┏━━
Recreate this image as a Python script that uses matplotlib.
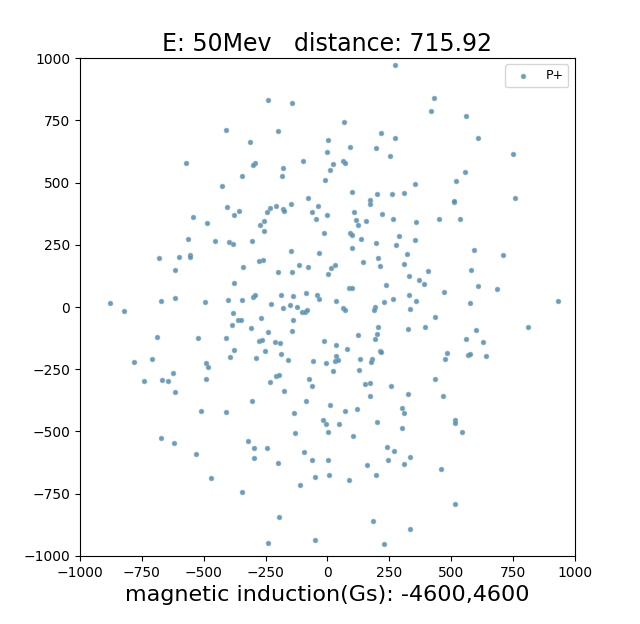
import matplotlib
matplotlib.use("Agg")
import matplotlib.pyplot as plt

# proton positions
x_pos = [
    -411, -570, -345, -427, -407, -359, -378, -543, -487,
    275, -240, -142, 67, -198, 215, 272, -314, 1, 93, 198, 0, 252, -294, -299,
    -97, 63, 70, 23, -178, 11, -182, -11, 98, 202, 262, 308, -80, 174, 173,
    -147, -39, -209, -231, -181, -174, -245, -64, 109, 0, 221, -47, 117, 157,
    266, -256, -274, 124,
    430, 418, 562, 609, 752, 557, 519, 355, 759, 510, 511, 450, 535, 357,
    -565, -454, -398, -380, -682, -601, -555, -555, -341, -617, -379, -877,
    -674, -616, -495, -402, -347, -821, -382, -363, -348, -386, -690, -524,
    -410, -376, -392, -782, -710, -489, -484, -625, -743, -670, -643, -489,
    -256, -15, 90, 101, 291, -305, 136, 196, 276, 99, -148, -34, 323, -275,
    -260, 206, 144, -116, -78, 32, 13, 213, 310, -201, -142, 4, 330, 237, 87,
    98, -86, -302, -291, -189, -139, -43, -34, 331, 36, 227, 264, -229, -151,
    -123, -178, 63, 71, 191, 188, -103, -92, -84, 336, -268, -140, -309, -240,
    -144, 324, 122, 203, 202, 191, -275, -266, -213, -190, -14, 33, -253,
    -187, 78, 211, 218, -287, -159, -57, -4, 31, 43, 33, 132, 179, 178, 21,
    128, -208, -195, -74, -233, -62, 151, 172, 257, -175,
    356, 593, 712, 406, 581, 372, 392, 607, 687, 473, 360, 576, 932, 435,
    396, 601, 810, 561, 631, 483, 476, 567, 576, 642, 435,
    -617, -512, -411, -671, -619, -531, -471, -344,
    324, -305, -85, 172, 11, -134, 71, 118, 300, 309, -16, -4, 46, 202, -130,
    4, 301, 102, -322, -295, -243, -95, 241, 269, -297, -64, 1, 247, 336,
    308, -201, 160, -51, 6, 196, 86, -111, -197, 186, 334, -239, -51, 227,
    468, 515, 518, 543, 461, 515,
]
y_pos = [
    712, 577, 526, 488, 401, 385, 368, 361, 338,
    972, 833, 819, 744, 707, 700, 677, 664, 672, 641, 637, 624, 606, 578, 569,
    585, 588, 577, 576, 557, 550, 525, 510, 462, 454, 455, 459, 438, 431, 412,
    412, 407, 406, 398, 395, 384, 381, 381, 380, 369, 372, 353, 348, 347,
    355, 344, 328, 328,
    838, 787, 766, 677, 614, 543, 505, 494, 436, 420, 424, 353, 352, 340,
    274, 265, 261, 253, 195, 202, 207, 200, 162, 147, 97, 17,
    24, 36, 20, 28, 30, -16, -23, -53, -51, -74, -122, -125,
    -126, -173, -199, -219, -209, -224, -241, -267, -299, -292, -296, -291,
    305, 299, 298, 290, 287, 266, 275, 257, 250, 239, 225, 216, 214, 186,
    190, 195, 179, 168, 162, 167, 158, 164, 171, 139, 139, 131, 124, 87, 77,
    77, 58, 42, 49, 48, 45, 48, 33, 48, 24, 22, 33, 13, 9,
    2, -4, -4, -14, 1, -12, -20, -20, -11, -6, -46, -51, -83, -99,
    -97, -90, -114, -79, -109, -129, -136, -132, -140, -145, -136, -153, -176,
    -188, -168, -177, -180, -203, -213, -215, -223, -216, -212, -195, -207, -208, -222, -256,
    -253, -276, -275, -290, -300, -319, -310, -306, -319, -336,
    271, 229, 207, 143, 150, 109, 93, 83, 71, 60, 26, 17, 24, -39,
    -82, -94, -79, -129, -140, -185, -209, -191, -189, -196, -291,
    -341, -416, -421, -527, -547, -589, -687, -743,
    -348, -379, -379, -358, -395, -425, -417, -408, -407, -424, -452, -470, -471, -463, -507,
    -503, -487, -519, -537, -566, -565, -583, -562, -577, -605, -614, -614, -614, -603,
    -630, -625, -633, -684, -674, -676, -695, -713, -843, -859, -891, -949, -934, -950,
    -356, -452, -464, -504, -649, -791,
]

title_text = 'E: 50Mev   distance: 715.92'
xlabel_text = 'magnetic induction(Gs): -4600,4600'

fig = plt.figure(figsize=(6.4, 6.24), dpi=100)
ax = fig.add_axes([0.125, 0.109, 0.773, 0.798])
ax.scatter(x_pos, y_pos, s=12, color='#4a8ad0', edgecolors='#8fb48a',
           linewidths=0.5, alpha=0.85, label='P+')
ax.set_xlim(-1000, 1000)
ax.set_ylim(-1000, 1000)
ax.set_title(title_text, fontsize=17, pad=5)
ax.set_xlabel(xlabel_text, fontsize=16)
ax.legend(loc='upper right', fontsize=9)

fig.savefig('out.png', dpi=100)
┗━━
Return the material line for line, from its beginning to the line that contains "import matplotlib.pyplot as plt", with the pictures left out.

Recreate this image as a Python script that uses matplotlib.
import matplotlib
matplotlib.use("Agg")
import matplotlib.pyplot as plt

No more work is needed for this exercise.